With this in mind, we have teamed up to create a new way to introduce girls to optometry. In cooperation with Girl Scouts of New Jersey, we’ve created the Vision Awareness Program, which lets scouts earn a fun patch by visiting an optometry practice and taking part in other activities, such as learning how vision problems can affect school activities.
We have a two-sided document that ODs can display in their offices to help introduce the program—and Girl Scouts—to patients and their families. One side shows the Vision Awareness patch and tells them how to get started. The other side lists the requirements. Girl Scouts of all ages are eligible to participate in the program.
We formally launched this program in our home state of New Jersey, at our practice, Shore Family Eyecare in Manasquan. We began promoting to other offices in February 2018 at the Winter CE meeting of the New Jersey Society of Optometric Physicians (NJSOP), with support from the Dr. Richard J. Favreau Health Foundation, a charitable organization in New Jersey that is named for a former NJSOP president.
Part of getting this effort started was reaching out to optometrists and Girl Scout councils across the state. In the first year, approximately 1,000 Girl Scouts in New Jersey have earned this patch.

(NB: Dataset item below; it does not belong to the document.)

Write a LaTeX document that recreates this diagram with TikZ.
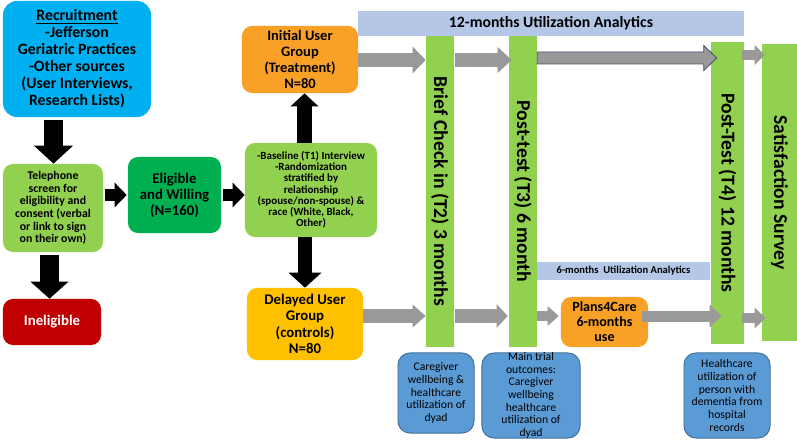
\documentclass[tikz,border=0pt]{standalone}
\usepackage{fontspec}
\setmainfont{Carlito}
\usetikzlibrary{arrows.meta,calc}

\definecolor{recblue}{HTML}{00B0F0}
\definecolor{lgreen}{HTML}{92D050}
\definecolor{dgreen}{HTML}{00B050}
\definecolor{ineligred}{HTML}{C00000}
\definecolor{userorange}{HTML}{F8A126}
\definecolor{usergold}{HTML}{FFC000}
\definecolor{bannerblue}{HTML}{B4C7E7}
\definecolor{arrowgray}{HTML}{999999}
\definecolor{arrowedge}{HTML}{44546A}
\definecolor{outblue}{HTML}{5B9BD5}
\definecolor{outedge}{HTML}{41719C}

\tikzset{
  box/.style={rounded corners=0.25cm, align=center, inner sep=0pt},
  bar/.style={fill=lgreen, inner sep=0pt},
  banner/.style={fill=bannerblue, inner sep=0pt},
  outcome/.style={fill=outblue, draw=outedge, line width=0.7pt, rounded corners=0.3cm,
    align=center, inner sep=0pt, font=\fontsize{8.3}{9}\selectfont},
  blkarrow/.style n args={3}{draw=black, line width=#1, -{Triangle[width=#2,length=#3]}},
  grayarrow/.style n args={3}{draw=arrowgray, line width=#1, -{Triangle[width=#2,length=#3]}},
}

\begin{document}
\begin{tikzpicture}[x=0.025cm, y=-0.025cm]
	\useasboundingbox (0,0) rectangle (797,440);

	% recruitment and screening
	\node[box, fill=recblue, rounded corners=0.35cm, minimum width=3.7cm, minimum height=2.9cm,
		font=\fontsize{11.2}{12.1}\selectfont\bfseries] (recruit) at (77,59)
		{\underline{Recruitment}\\-Jefferson\\Geriatric Practices\\-Other sources\\(User Interviews,\\Research Lists)};
	\node[box, fill=lgreen, minimum width=2.5cm, minimum height=2.2cm,
		font=\fontsize{8.4}{9}\selectfont\bfseries] (phone) at (53,208)
		{Telephone\\screen for\\eligibility and\\consent (verbal\\or link to sign\\on their own)};
	\node[box, fill=ineligred, text=white, minimum width=2.45cm, minimum height=1.15cm,
		font=\fontsize{10.5}{12}\selectfont\bfseries] (inelig) at (52,322) {Ineligible};
	\node[box, fill=dgreen, minimum width=2.325cm, minimum height=1.9cm,
		font=\fontsize{10.5}{11.4}\selectfont\bfseries] (elig) at (174.5,195) {Eligible\\and Willing\\(N=160)};
	\node[box, fill=lgreen, minimum width=3.3cm, minimum height=2.35cm,
		font=\fontsize{7.8}{8}\selectfont\bfseries] (base) at (311,190)
		{-Baseline (T1) Interview\\-Randomization\\stratified by\\relationship\\(spouse/non-spouse) \&\\race (White, Black,\\Other)};

	% groups
	\node[box, fill=userorange, minimum width=2.9cm, minimum height=1.675cm,
		font=\fontsize{10.3}{11.2}\selectfont\bfseries] (init) at (300,59.5) {Initial User\\Group\\(Treatment)\\N=80};
	\node[box, fill=usergold, minimum width=2.9cm, minimum height=1.8cm,
		font=\fontsize{10.5}{11.6}\selectfont\bfseries] (delay) at (305,324) {Delayed User\\Group\\(controls)\\N=80};

	% analytics banners
	\node[banner, minimum width=9.65cm, minimum height=0.625cm,
		font=\fontsize{11.2}{12}\selectfont\bfseries] (ua12) at (551,23.5) {12-months Utilization Analytics};
	\node[banner, minimum width=4.325cm, minimum height=0.45cm,
		font=\fontsize{7.5}{8}\selectfont\bfseries] (ua6) at (623.5,271) {6-months\ \ Utilization Analytics};

	% time points
	\node[bar, minimum width=0.7cm, minimum height=7.775cm,
		label={[rotate=-90, font=\fontsize{14}{16}\selectfont\bfseries]center:Brief Check in (T2) 3 months}] (t2) at (440,191.5) {};
	\node[bar, minimum width=0.7cm, minimum height=7.775cm,
		label={[rotate=-90, font=\fontsize{14}{16}\selectfont\bfseries]center:Post-test (T3) 6 month}] (t3) at (523,191.5) {};
	\node[bar, minimum width=0.825cm, minimum height=7.55cm,
		label={[rotate=-90, font=\fontsize{14}{16}\selectfont\bfseries]center:Post-Test (T4) 12 months}] (t4) at (727.5,193) {};
	\node[bar, minimum width=0.875cm, minimum height=7.425cm,
		label={[rotate=-90, font=\fontsize{14}{16}\selectfont\bfseries]center:Satisfaction Survey}] (sat) at (779.5,192.5) {};

	\node[box, fill=userorange, minimum width=2.175cm, minimum height=1.25cm,
		font=\fontsize{10}{10.6}\selectfont\bfseries] (plans) at (604.5,322) {Plans4Care\\6-months\\use};

	% outcomes
	\node[outcome, minimum width=1.9cm, minimum height=2cm] (out2) at (436,393)
		{Caregiver\\wellbeing \&\\healthcare\\utilization of\\dyad};
	\node[outcome, minimum width=2.45cm, minimum height=2.125cm, inner ysep=-1.5pt] (out3) at (531,395.5)
		{Main trial\\outcomes:\\Caregiver\\wellbeing\\healthcare\\utilization of\\dyad};
	\node[outcome, minimum width=2.15cm, minimum height=2.125cm] (out4) at (727,395.5)
		{Healthcare\\utilization of\\person with\\dementia from\\hospital\\records};

	% black arrows
	\coordinate (upx) at (304.5,0);
	\draw[blkarrow={0.475cm}{0.95cm}{0.45cm}] ($(recruit.south -| phone.north)+(0.5,3)$) -- ($(phone.north)+(0.5,0)$);
	\draw[blkarrow={0.475cm}{0.925cm}{0.425cm}] ($(phone.south -| inelig.north)+(-2.5,3)$) -- ($(inelig.north)+(-2.5,0)$);
	\draw[blkarrow={0.3cm}{0.6cm}{0.3cm}] ($(phone.east |- elig.west)+(2,0)$) -- ($(elig.west)+(-1,0)$);
	\draw[blkarrow={0.3cm}{0.6cm}{0.3cm}] ($(elig.east)+(2,0)$) -- (elig.east -| base.west);
	\draw[blkarrow={0.375cm}{0.675cm}{0.325cm}] (base.north -| upx) -- (init.south -| upx);
	\draw[blkarrow={0.35cm}{0.8cm}{0.375cm}] (base.south -| delay.north) -- (delay.north);

	% gray arrows
	\coordinate (toprow) at (0,60);
	\coordinate (midrow) at (0,58);
	\coordinate (satrow) at (0,55);
	\coordinate (lowrow) at (0,316);
	\draw[grayarrow={0.325cm}{0.65cm}{0.325cm}] (init.east |- toprow) -- (t2.west |- toprow);
	\draw[grayarrow={0.325cm}{0.625cm}{0.35cm}] ($(t2.east |- toprow)+(1,0)$) -- ($(t3.west |- toprow)+(3,0)$);
	\filldraw[fill=arrowgray, draw=arrowedge, line width=0.6pt]
		($(t3.east |- midrow)+(0,-6)$) -- ($(t4.west |- midrow)+(-7,-6)$)
		-- ($(t4.west |- midrow)+(-7,-12.5)$) -- ($(t4.west |- midrow)+(6,0)$)
		-- ($(t4.west |- midrow)+(-7,12.5)$) -- ($(t4.west |- midrow)+(-7,6)$)
		-- ($(t3.east |- midrow)+(0,6)$) -- cycle;
	\draw[grayarrow={0.25cm}{0.475cm}{0.25cm}] ($(t4.east |- satrow)+(-2,0)$) -- ($(sat.west |- satrow)+(3,0)$);

	\draw[grayarrow={0.35cm}{0.55cm}{0.325cm}] (delay.east |- lowrow) -- (t2.west |- lowrow);
	\draw[grayarrow={0.325cm}{0.575cm}{0.275cm}] ($(t2.east |- lowrow)+(1,0)$) -- ($(t3.west |- lowrow)+(-1,0)$);
	\draw[grayarrow={0.25cm}{0.475cm}{0.275cm}] (t3.east |- lowrow) -- ($(plans.west |- lowrow)+(-2,0)$);
	\draw[grayarrow={0.275cm}{0.55cm}{0.3cm}] ($(plans.east |- lowrow)+(-6,0)$) -- ($(t4.west |- lowrow)+(11,0)$);
	\draw[grayarrow={0.25cm}{0.5cm}{0.275cm}] ($(t4.east |- lowrow)+(-2,2)$) -- ($(sat.west |- lowrow)+(4,2)$);
\end{tikzpicture}
\end{document}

This June, we successfully reached out to the American Optometric Association and offered this program to all AOA state affiliates.
It took months of promoting the program to get the word out to the Girl Scout troops, but we eventually needed to create a separate appointment book just for troop visits. We have a large pediatric practice, so whenever a young girl accompanies her parents for an eye exam, we ask if she is a Girl Scout. It’s a great way of breaking the ice and discussing the program, which is free to all participants.
Here’s some of what we do during the troop visits:
• Show them a pretest room and exam room and let them experience some of what an optometrist does during an eye exam
• Turn on the slit lamp and explain its purpose
• Show them a normal fundus photo and let them see how a photo is taken and what it can reveal
• Offer a hands-on session using the CCTV and electronic magnifiers so they can experience how a visually impaired child is able to see and read the same as other students
Earning the patch requires two other steps in addition to visiting an optometry practice. Girls can learn and share information, by making a poster during National Save Your Vision Month in March for a school promoting eye health, or they can learn about nearsightedness, farsightedness and astigmatism. Troops can also run and an eyeglass donation drive and learn about the steps toward a career in optometry.
Dr. Richman is a low vision and vision rehabilitation specialist at Shore Family Eyecare, a former Girl Scout and a Girl Scout leader. Marietta Richman, a paraoptometric at her parents’ practice, was recently honored as AOA’s Paraoptometric Community Service Award for the development of the NJ Girl Scout Vision Awareness Badge. She is a Girl Scout Gold Award recipient and life member of the Girl Scouts of America.